Research has cast doubt on the validity of work on different learning styles that forms one of the main planks of the Government’s drive towards “personalised learning”.

Increasing numbers of schools and local education authorities are adopting programmes which recognise that students learn in a variety of ways and that teaching methods must vary accordingly.

But a study commissioned by the Learning and Skills Development Agency has found that many of the methods, or instruments, used to identify pupils’

individual learning styles were unreliable, and had a negligible impact on teaching and learning.

Professor Frank Coffield of London university’s Institute of Education, who led the agency’s research, said: “Some learning styles instruments - many of them well-known commercial products - make extravagant claims of success which are not upheld when subjected to scrutiny.

“People who use these instruments may come to think in stereotypes - for instance, by tending to label vocational students as if they are all ‘non-reflective’, ‘activity-based’ learners.”

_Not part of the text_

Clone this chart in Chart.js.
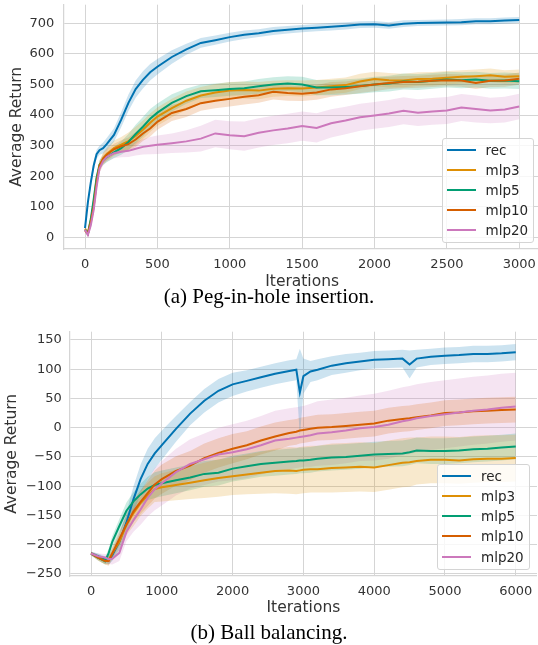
<!DOCTYPE html>
<html>
<head>
<meta charset="utf-8">
<script src="https://cdn.jsdelivr.net/npm/chart.js@4.4.1/dist/chart.umd.min.js"></script>
<style>
  html, body { margin: 0; padding: 0; background: #fff; overflow: hidden; }
  body { width: 538px; height: 645px; position: relative; }
  canvas { position: absolute; left: 0; }
  .caption {
    position: absolute; left: 0; width: 538px; text-align: center;
    font-family: 'Liberation Serif', 'Times New Roman', serif; font-size: 21px;
    line-height: 24px; color: #000;
  }
  .legend {
    position: absolute; box-sizing: border-box;
    background: rgba(255, 255, 255, 0.8); border: 1px solid #d4d4d4; border-radius: 3px;
    font-family: 'DejaVu Sans', sans-serif; font-size: 13.5px; color: #262626;
  }
  .legend .handle { position: absolute; height: 2px; }
  .legend .label { position: absolute; height: 20px; line-height: 20px; white-space: nowrap; }
</style>
</head>
<body>
<canvas id="pegChart" width="541" height="291" style="top:0px"></canvas>
<div class="caption" style="top:284px">(a) Peg-in-hole insertion.</div>
<div class="legend" id="pegLegend" style="left:442px; top:138px; width:92px; height:105px"></div>

<canvas id="ballChart" width="537" height="297" style="top:320px"></canvas>
<div class="caption" style="top:620px">(b) Ball balancing.</div>
<div class="legend" id="ballLegend" style="left:437px; top:464px; width:93px; height:106px"></div>

<script>
const seriesNames = ['rec', 'mlp3', 'mlp5', 'mlp10', 'mlp20'];
const seriesColors = ['#0173b2', '#de8f05', '#029e73', '#d55e00', '#cc78bc'];

// (a) peg-in-hole
const pegIters = [0, 20, 40, 60, 80, 100, 125, 150, 200, 250, 300, 350, 400, 450, 500, 600, 700, 800, 900, 1000,
  1100, 1200, 1300, 1400, 1500, 1600, 1700, 1800, 1900, 2000, 2100, 2200, 2300, 2400, 2500, 2600, 2700, 2800, 2900, 3000];
const pegXTicks = [0, 500, 1000, 1500, 2000, 2500, 3000];
const pegYTicks = [0, 100, 200, 300, 400, 500, 600, 700];

const pegRec = [30, 115, 180, 235, 272, 285, 292, 305, 335, 385, 440, 485, 515, 540, 558, 590, 615, 636, 645, 655,
  663, 668, 675, 679, 683, 686, 689, 692, 696, 697, 693, 699, 701, 702, 703, 704, 707, 707, 709, 711];
const pegMlp3 = [28, 15, 55, 110, 190, 230, 258, 272, 292, 303, 315, 332, 352, 375, 395, 423, 447, 464, 474, 480,
  482, 480, 486, 488, 487, 490, 494, 498, 510, 518, 514, 513, 518, 519, 522, 525, 527, 530, 525, 527];
const pegMlp5 = [25, 12, 60, 125, 195, 238, 252, 262, 278, 292, 312, 338, 362, 388, 408, 440, 462, 478, 481, 485,
  488, 494, 500, 503, 500, 490, 490, 492, 495, 500, 503, 510, 508, 512, 516, 514, 516, 512, 513, 511];
const pegMlp10 = [22, 12, 50, 100, 180, 235, 258, 270, 288, 298, 305, 320, 340, 356, 378, 407, 420, 439, 447, 453,
  460, 465, 476, 472, 470, 474, 484, 488, 494, 500, 505, 508, 509, 512, 514, 513, 505, 512, 513, 519];
const pegMlp20 = [25, 8, 40, 90, 165, 225, 250, 263, 275, 280, 283, 290, 296, 300, 303, 308, 314, 323, 340, 334,
  331, 342, 350, 356, 364, 358, 373, 382, 393, 399, 405, 414, 408, 412, 415, 425, 420, 415, 418, 428];

// half width of the shaded bands
const pegRecSd = [8, 12, 15, 15, 15, 15, 18, 20, 22, 25, 27, 28, 28, 27, 25, 22, 18, 16, 15, 14,
  14, 13, 13, 12, 12, 12, 12, 12, 11, 11, 11, 11, 10, 10, 10, 10, 10, 10, 10, 10];
const pegMlp3Sd = [8, 8, 10, 12, 15, 18, 20, 22, 25, 25, 28, 30, 30, 30, 30, 30, 30, 28, 28, 28,
  28, 28, 26, 26, 26, 25, 25, 25, 25, 24, 24, 22, 22, 22, 22, 22, 22, 22, 22, 22];
const pegMlp5Sd = [8, 8, 10, 12, 14, 15, 15, 16, 18, 22, 26, 30, 32, 32, 30, 28, 25, 22, 22, 22,
  22, 24, 24, 24, 25, 25, 25, 25, 25, 25, 26, 26, 26, 26, 26, 26, 26, 26, 26, 26];
const pegMlp10Sd = [8, 8, 10, 12, 14, 15, 16, 18, 18, 20, 22, 24, 25, 26, 26, 26, 26, 25, 25, 25,
  25, 25, 25, 25, 24, 24, 24, 22, 22, 22, 20, 20, 20, 20, 20, 20, 20, 20, 20, 20];
const pegMlp20Sd = [8, 8, 10, 12, 14, 15, 15, 16, 16, 18, 20, 22, 25, 28, 30, 32, 36, 42, 45, 46,
  48, 48, 48, 48, 48, 48, 46, 45, 44, 44, 44, 44, 44, 44, 44, 44, 44, 42, 42, 42];

// (b) ball balancing
const ballIters = [0, 100, 200, 250, 300, 400, 500, 600, 700, 800, 900, 1000, 1200, 1400, 1600, 1800,
  2000, 2200, 2400, 2600, 2800, 2900, 2950, 3000, 3100, 3200, 3400, 3600, 3800, 4000, 4200, 4400,
  4500, 4600, 4800, 5000, 5200, 5400, 5600, 5800, 6000];
const ballXTicks = [0, 1000, 2000, 3000, 4000, 5000, 6000];
const ballYTicks = [-250, -200, -150, -100, -50, 0, 50, 100, 150];

const ballRec = [-215, -220, -226, -226, -218, -195, -162, -122, -88, -62, -44, -30, -2, 24, 46, 63,
  74, 80, 86, 92, 97, 99, 60, 88, 96, 99, 106, 110, 113, 116, 117, 118,
  108, 118, 121, 123, 124, 126, 126, 127, 129];
const ballMlp3 = [-215, -222, -228, -226, -215, -195, -166, -146, -129, -116, -105, -102, -98, -94, -90, -86,
  -83, -80, -77, -74, -73, -74, -73, -72, -71, -71, -69, -68, -67, -68, -64, -60,
  -59, -57, -55, -55, -56, -54, -53, -53, -52];
const ballMlp5 = [-215, -222, -228, -214, -195, -168, -142, -126, -114, -104, -98, -95, -90, -85, -79, -77,
  -70, -66, -62, -60, -58, -57, -56, -56, -55, -53, -51, -50, -48, -46, -45, -44,
  -42, -39, -40, -40, -39, -37, -36, -34, -32];
const ballMlp10 = [-215, -222, -228, -228, -215, -190, -166, -143, -127, -112, -97, -88, -74, -65, -52, -43,
  -36, -30, -22, -15, -9, -7, -5, -4, -2, 0, 1, 3, 5, 7, 12, 15,
  16, 18, 21, 25, 26, 28, 29, 30, 31];
const ballMlp20 = [-215, -220, -222, -225, -224, -214, -178, -158, -140, -120, -105, -95, -76, -62, -54, -46,
  -42, -37, -30, -22, -19, -17, -16, -15, -13, -10, -8, -5, -1, 1, 5, 11,
  13, 16, 20, 23, 26, 29, 31, 34, 36];

const ballRecSd = [3, 5, 6, 8, 10, 14, 18, 22, 25, 26, 26, 25, 22, 20, 20, 20,
  20, 18, 18, 18, 18, 18, 75, 30, 18, 18, 16, 16, 15, 15, 15, 15,
  24, 15, 14, 14, 14, 14, 14, 14, 14];
const ballMlp3Sd = [3, 5, 6, 8, 10, 14, 18, 22, 22, 22, 22, 24, 26, 28, 30, 32,
  32, 34, 36, 38, 40, 40, 40, 40, 40, 40, 42, 42, 42, 42, 42, 42,
  42, 40, 40, 40, 40, 40, 40, 40, 40];
const ballMlp5Sd = [3, 5, 6, 8, 10, 12, 14, 16, 18, 20, 22, 22, 22, 22, 22, 22,
  22, 22, 22, 22, 22, 22, 22, 22, 22, 22, 22, 22, 22, 22, 22, 22,
  22, 22, 22, 22, 22, 22, 22, 22, 22];
const ballMlp10Sd = [3, 5, 6, 8, 10, 12, 15, 18, 20, 22, 24, 25, 25, 25, 25, 25,
  25, 24, 24, 24, 22, 22, 22, 22, 22, 22, 22, 22, 22, 22, 22, 22,
  22, 22, 22, 22, 22, 22, 22, 22, 22];
const ballMlp20Sd = [3, 5, 6, 8, 10, 14, 16, 20, 26, 32, 36, 38, 40, 42, 44, 46,
  48, 49, 50, 51, 52, 52, 52, 52, 54, 55, 56, 56, 56, 57, 58, 58,
  58, 58, 58, 58, 58, 58, 58, 58, 58];

const gridColor = '#d5d5d5';
const textColor = '#333333';
const fontFamily = "'DejaVu Sans', sans-serif";

function withAlpha(hex, a) {
    const n = parseInt(hex.slice(1), 16);
    return 'rgba(' + (n >> 16) + ',' + ((n >> 8) & 255) + ',' + (n & 255) + ',' + a + ')';
}

function fmtTick(v) {
    return v < 0 ? '\u2212' + Math.abs(v) : String(v);
}

function buildDatasets(iters, means, spreads) {
    const ds = [];
    means.forEach((mean, i) => {
        const color = seriesColors[i];
        ds.push({
            data: mean.map((v, k) => ({x: iters[k], y: v - spreads[i][k]})),
            borderWidth: 0, borderColor: 'transparent', pointRadius: 0, fill: false, order: 20
        });
        ds.push({
            data: mean.map((v, k) => ({x: iters[k], y: v + spreads[i][k]})),
            borderWidth: 0, borderColor: 'transparent', pointRadius: 0,
            fill: '-1', backgroundColor: withAlpha(color, 0.2), order: 20
        });
        ds.push({
            label: seriesNames[i],
            data: mean.map((v, k) => ({x: iters[k], y: v})),
            borderColor: color, borderWidth: 2, pointRadius: 0, fill: false,
            order: 5 - i
        });
    });
    return ds;
}

function buildLegend(el, rowTops, handleLeft, textLeft) {
    seriesNames.forEach((name, i) => {
        const h = document.createElement('div');
        h.className = 'handle';
        h.style.left = handleLeft + 'px';
        h.style.width = '29px';
        h.style.top = Math.round(rowTops[i] - 1) + 'px';
        h.style.background = seriesColors[i];
        el.appendChild(h);
        const t = document.createElement('div');
        t.className = 'label';
        t.style.left = textLeft + 'px';
        t.style.top = (rowTops[i] - 10) + 'px';
        t.textContent = name;
        el.appendChild(t);
    });
}

function initChart(canvas, cfg) {
    const axisFont = {family: fontFamily, size: 13};
    const titleFont = {family: fontFamily, size: 15.5};
    return new Chart(canvas, {
        type: 'line',
        data: {datasets: buildDatasets(cfg.iters, cfg.means, cfg.spreads)},
        options: {
            responsive: false,
            animation: false,
            events: [],
            layout: {padding: {top: cfg.padTop, left: 0, right: 0, bottom: 0}},
            elements: {line: {tension: 0}},
            plugins: {
                legend: {display: false},
                tooltip: {enabled: false},
                filler: {propagate: false, drawTime: 'beforeDatasetsDraw'}
            },
            scales: {
                x: {
                    type: 'linear',
                    min: cfg.xMin, max: cfg.xMax,
                    afterBuildTicks: s => { s.ticks = cfg.xTicks.map(v => ({value: v})); },
                    afterFit: s => {
                        s.height = cfg.xAxisHeight;
                        s.paddingLeft = 0; s.paddingRight = 0;
                    },
                    grid: {color: gridColor, lineWidth: 1, drawTicks: false},
                    border: {color: gridColor, width: 1.25},
                    ticks: {color: textColor, font: axisFont, padding: 8, maxRotation: 0, autoSkip: false, callback: fmtTick},
                    title: {display: true, text: 'Iterations', color: textColor, font: titleFont, padding: 0}
                },
                y: {
                    type: 'linear',
                    min: cfg.yMin, max: cfg.yMax,
                    afterBuildTicks: s => { s.ticks = cfg.yTicks.map(v => ({value: v})); },
                    afterFit: s => {
                        s.width = cfg.yAxisWidth;
                        s.paddingTop = 0; s.paddingBottom = 0;
                    },
                    grid: {color: gridColor, lineWidth: 1, drawTicks: false},
                    border: {color: gridColor, width: 1.25},
                    ticks: {color: textColor, font: axisFont, padding: cfg.yTickPad, autoSkip: false, callback: fmtTick},
                    title: {display: true, text: 'Average Return', color: textColor, font: titleFont, padding: {top: cfg.yTitlePad, bottom: 0}}
                }
            }
        }
    });
}

initChart(document.getElementById('pegChart'), {
    iters: pegIters,
    means: [pegRec, pegMlp3, pegMlp5, pegMlp10, pegMlp20],
    spreads: [pegRecSd, pegMlp3Sd, pegMlp5Sd, pegMlp10Sd, pegMlp20Sd],
    xTicks: pegXTicks, yTicks: pegYTicks,
    xMin: -150, xMax: 3150, yMin: -38, yMax: 761,
    padTop: 4.7, xAxisHeight: 42, yAxisWidth: 63.3, yTickPad: 9, yTitlePad: 7.4
});

initChart(document.getElementById('ballChart'), {
    iters: ballIters,
    means: [ballRec, ballMlp3, ballMlp5, ballMlp10, ballMlp20],
    spreads: [ballRecSd, ballMlp3Sd, ballMlp5Sd, ballMlp10Sd, ballMlp20Sd],
    xTicks: ballXTicks, yTicks: ballYTicks,
    xMin: -300, xMax: 6300, yMin: -253.5, yMax: 164,
    padTop: 11.7, xAxisHeight: 41, yAxisWidth: 69.8, yTickPad: 8, yTitlePad: 3
});

buildLegend(document.getElementById('pegLegend'), [10.5, 31, 51, 71, 90.5], 3.5, 42.5);
buildLegend(document.getElementById('ballLegend'), [11, 31, 51, 71, 91.5], 4, 43);
</script>
</body>
</html>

The findings undermine the credence given to these already fashionable programmes by the Department for Education and Skills as part of its commitment to personalised learning.

Ministers want to use the concept, encompassing a broad range of existing policy, to make education more responsive to individual pupils.

David Miliband, school standards minister, has identified the use of variable teaching and learning styles as one of five key areas in which schools can personalise learning.

On Tuesday, at a personalised learning conference organised by the think tank Demos, he qualified this, saying it was not about a “crude reductionism to specific learner types”.

But that appears to be happening in some parts of the country. Knowsley council, in Merseyside, has carried out an audit of learning styles and found that the bulk of its pupils are kinaesthetic learners who learn best through physical activity.

The minister also expanded his vision of personalised learning, talking of students being given a “voice” to help shape and create their education.

The LSDA study revealed a “proliferation of concepts, instruments and strategies” and a “bedlam of contradictory claims”.

This variation is significant as the Government is making a point of not imposing personalised learning from above. It says the idea must be developed school by school and that there is no prescribed system for identifying learning styles. In this case, schools and local authorities should be free to develop personalised learning in their own way.

The LSDA paper identifies three main approaches. The first is based on theories which suggest that learning can be related to particular areas of the brain.

The second is based on psychological theories which presuppose that people have fixed traits which give them a bias towards particular learning styles. This notion, says Professor Coffield, leads to an assumption that people are restricted in their learning potential and cannot develop a wide repertoire of learning styles.

The third approach is described by Professor Coffield as a “pedagogic sheep dip” approach in which teaching strategies deliberately engage with a variety of learning styles.